The present invention relates generally to a method and apparatus for measuring the performance of an optical element, and more particularly to a point diffraction interferometer (“PDI”) that uses a wave front generated from a pinhole as a reference spherical wave in measuring a wave front of a projection optical system that transfers a mask pattern onto an object, and an exposure apparatus and method using the PDI. The inventive PDI is suitable, for example, for an apparatus for measuring the optical performance of the projection optical system that uses the soft X-ray or the extreme ultraviolet light (“EUV”) as exposure light.
A reduction projection exposure apparatus has been conventionally employed which uses a projection optical system to project a circuit pattern of a mask (reticle) onto a wafer, etc. to transfer the circuit pattern, in manufacturing such a fine semiconductor device as a semiconductor memory and a logic circuit in the photolithography technology. The minimum critical dimension to be transferred by the projection exposure apparatus or resolution is proportionate to the wavelength of the exposure light, and inversely proportionate to the numerical aperture (“NA”) of the projection optical system. The shorter the wavelength is, the better the resolution is. Along with recent demands for finer processing to the semiconductor devices, a shorter wavelength of ultraviolet light has been promoted from an ultra-high pressure mercury lamp (i-line with a wavelength of approximately 365 nm) to a KrF excimer laser (with a wavelength of approximately 248 nm), an ArF excimer laser (with a wavelength of approximately 193 nm), and finally the EUV light having a wavelength between about 10 nm and about 15 nm.

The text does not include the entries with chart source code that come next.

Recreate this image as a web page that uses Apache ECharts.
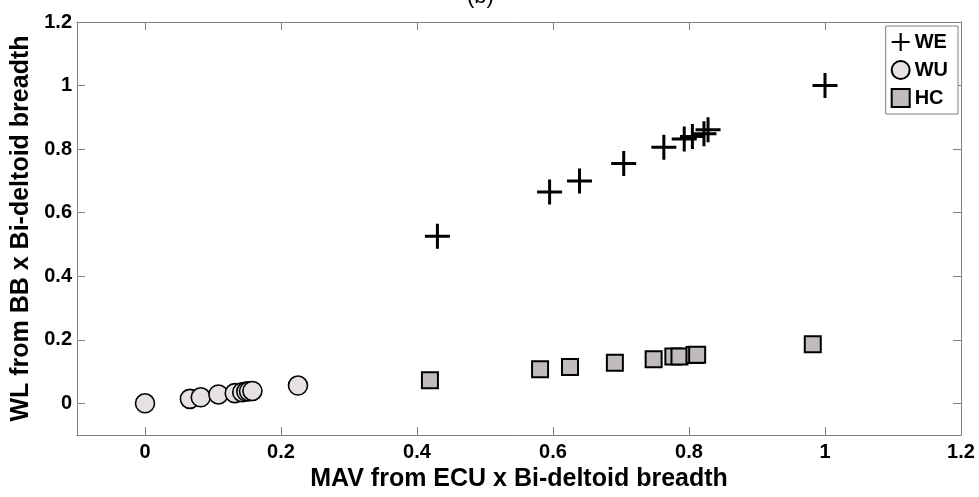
<!DOCTYPE html>
<html>
<head>
<meta charset="utf-8">
<script src="https://cdn.jsdelivr.net/npm/echarts@6/dist/echarts.min.js"></script>
<style>
html,body{margin:0;padding:0;background:#fff;}
#chart{width:979px;height:497px;}
</style>
</head>
<body>
<div id="chart"></div>
<script>
// ---- data ----
var seriesNames = ['WE', 'WU', 'HC'];
var weX = [0.430, 0.595, 0.639, 0.704, 0.763, 0.793, 0.805, 0.822, 0.828, 1.000];
var weY = [0.526, 0.665, 0.700, 0.755, 0.806, 0.832, 0.840, 0.848, 0.861, 1.000];
var wuX = [0.000, 0.066, 0.082, 0.108, 0.132, 0.143, 0.149, 0.153, 0.158, 0.225];
var wuY = [0.000, 0.014, 0.019, 0.028, 0.032, 0.035, 0.037, 0.038, 0.039, 0.056];
var hcX = [0.419, 0.581, 0.625, 0.691, 0.748, 0.777, 0.786, 0.808, 0.812, 0.982];
var hcY = [0.073, 0.107, 0.114, 0.128, 0.139, 0.147, 0.147, 0.152, 0.153, 0.186];
var xTickLabels = ['0', '0.2', '0.4', '0.6', '0.8', '1', '1.2'];
var yTickLabels = ['0', '0.2', '0.4', '0.6', '0.8', '1', '1.2'];
var xTitle = 'MAV from ECU x Bi-deltoid breadth';
var yTitle = 'WL from BB x Bi-deltoid breadth';
var titleText = '(b)';

function pairs(xs, ys) { return xs.map(function (x, i) { return [x, ys[i]]; }); }

var FONT = '"Liberation Sans", Arial, sans-serif';
var AXIS_COLOR = '#808080';
var CROSS = 'path://M44,0H56V44H100V56H56V100H44V56H0V44H44Z';

function tickFmt(list) {
  return function (v) {
    var s = String(Math.round(v * 10) / 10);
    return list.indexOf(s) >= 0 ? s : '';
  };
}

function mainAxis(pos, name, labels, gap, rot) {
  return {
    type: 'value', position: pos, min: -0.1, max: 1.2,
    minInterval: 0.2, maxInterval: 0.2, splitNumber: 6,
    name: name, nameLocation: 'middle', nameGap: gap, nameRotate: rot,
    nameTextStyle: { fontFamily: FONT, fontWeight: 'bold', fontSize: 25, color: '#000' },
    axisLine: { show: true, onZero: false, lineStyle: { color: AXIS_COLOR, width: 1 } },
    axisTick: { show: true, inside: true, length: 8, lineStyle: { color: AXIS_COLOR, width: 1 } },
    axisLabel: { show: true, showMinLabel: false, margin: pos === 'left' ? 5 : 7,
      fontFamily: FONT, fontWeight: 'bold', fontSize: 20, color: '#000', formatter: tickFmt(labels) },
    splitLine: { show: false }
  };
}
function mirrorAxis(pos) {
  return {
    type: 'value', position: pos, min: -0.1, max: 1.2,
    minInterval: 0.2, maxInterval: 0.2, splitNumber: 6,
    axisLine: { show: true, onZero: false, lineStyle: { color: AXIS_COLOR, width: 1 } },
    axisTick: { show: true, inside: true, length: 8, lineStyle: { color: AXIS_COLOR, width: 1 } },
    axisLabel: { show: false },
    splitLine: { show: false }
  };
}

var chart = echarts.init(document.getElementById('chart'), null, { renderer: 'canvas' });
chart.setOption({
  backgroundColor: '#ffffff',
  animation: false,
  title: {
    text: titleText, left: 462, top: -19,
    textStyle: { fontFamily: FONT, fontWeight: 'normal', fontSize: 22, color: '#000' }
  },
  grid: { left: 77, right: 18, top: 22, bottom: 51, containLabel: false },
  xAxis: [mainAxis('bottom', xTitle, xTickLabels, 28, 0), mirrorAxis('top')],
  yAxis: [mainAxis('left', yTitle, yTickLabels, 37, 90), mirrorAxis('right')],
  legend: {
    orient: 'vertical', right: 21, top: 26,
    backgroundColor: '#ffffff', borderColor: AXIS_COLOR, borderWidth: 1,
    padding: [6, 10, 6, 5], itemGap: 8, itemWidth: 18, itemHeight: 18, itemTextGap: 6,
    textStyle: { fontFamily: FONT, fontWeight: 'bold', fontSize: 20, color: '#000', lineHeight: 20 },
    data: [
      { name: seriesNames[0], icon: CROSS },
      { name: seriesNames[1], icon: 'circle' },
      { name: seriesNames[2], icon: 'rect' }
    ]
  },
  series: [
    {
      name: seriesNames[0], type: 'scatter', xAxisIndex: 0, yAxisIndex: 0,
      symbol: CROSS, symbolSize: 25,
      itemStyle: { color: '#000', borderWidth: 0, opacity: 1 },
      data: pairs(weX, weY)
    },
    {
      name: seriesNames[1], type: 'scatter', xAxisIndex: 0, yAxisIndex: 0,
      symbol: 'circle', symbolSize: 19,
      itemStyle: { color: '#e6e2e2', borderColor: '#000', borderWidth: 1.6, opacity: 1 },
      data: pairs(wuX, wuY)
    },
    {
      name: seriesNames[2], type: 'scatter', xAxisIndex: 0, yAxisIndex: 0,
      symbol: 'rect', symbolSize: 16,
      itemStyle: { color: '#c0bcbc', borderColor: '#000', borderWidth: 2, opacity: 1 },
      data: pairs(hcX, hcY)
    }
  ]
});
</script>
</body>
</html>
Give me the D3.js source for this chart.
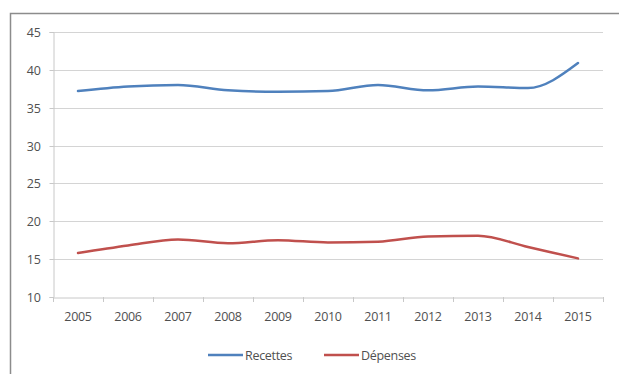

Due to the extremely large light absorption in a material in a wave range of the EUV light, an exposure apparatus that uses the EUV light (or an “EUV exposure apparatus”) typically uses a catoptric optical system. The reflective optical element typically uses a multilayer coating mirror that alternately layers two types of materials having different optical constants, and a multilayer coating mirror in the projection optical system needs very high precision for its surface shape. Equation 1 below derived from the Marechal's criterion gives a permissible shape error σ (rms value), where n is the number of multilayer coating mirrors in the projection optical system, and λ is a wavelength of the EUV light:
                    σ        =                  λ                      28            ×                          n                                                          [                  EQUATION          ⁢                                          ⁢          1                ]            
For example, six multilayer coating mirrors in the projection optical system that uses the EVU light with a wavelength of 13 nm is permitted to have a shape error σof 0.2 nm. The permissible wave front aberration amount for the entire projection optical system is about 0.4 nm for the resolution of 30 nm pattern transferring. The conventional surface precision measuring apparatus is insufficient in precision to measure such a highly precise surface shape. Therefore, an application of the PDI that has a high measuring precision has been studied.
The PDI has been conventionally known as an apparatus that accurately measures a wave front aberration of the projection optical system. See, for example, Japanese Patent Application, Publication No. 57-64139, U.S. Pat. No. 5,835,217, and Daniel Malacara, “Optical Shop Testing”, John Wiley & Sons, Inc. 231 (1978). The PDI uses the light exited from a pinhole as a reference spherical wave, and the pinhole has a perfectly circular shape, because of the recognition and experience that the perfectly circular pinhole is likely to generate an ideal spherical wave. Since it is sufficient that the pinhole is shaped like a perfect circle when viewed from the incident direction, the pinhole can be shaped like an ellipse when it is inclined to the incident direction. See, for example, Japanese Patent Application, Publication No. 2-228505. Use of a circular polarization for the light incident upon the pinhole is also proposed rather than the linear polarization in order to reduce or eliminate the wave front error caused by the polarization state. See, for example, Japanese Patent Application, Publication No. 2001-227909.
As pointed out in Japanese Patent Application, Publication No. 2001-227909, the wave front exited from the pinhole (“pinhole exited wave front”) fluctuates according to polarization directions of the light incident upon the pinhole, offsets from the ideal spherical wave, and cannot maintain the predetermined measurement precision. As pointed out in Japanese Patent Application, Publication No. 2001-227909, the incident light upon the pinhole approaching to the circular polarization would reduce the polarization caused error of the pinhole exited wave front. However, the optical element other than the pinhole cannot maintain a constant polarization state due to the polarization dependency, such as a reflection and refraction, or provide precise measurements. In other word, a method disclosed in Japanese Patent Application, Publication No. 2001-227909 cannot necessarily obtain the highly precise measurements of about 0.1 RMS.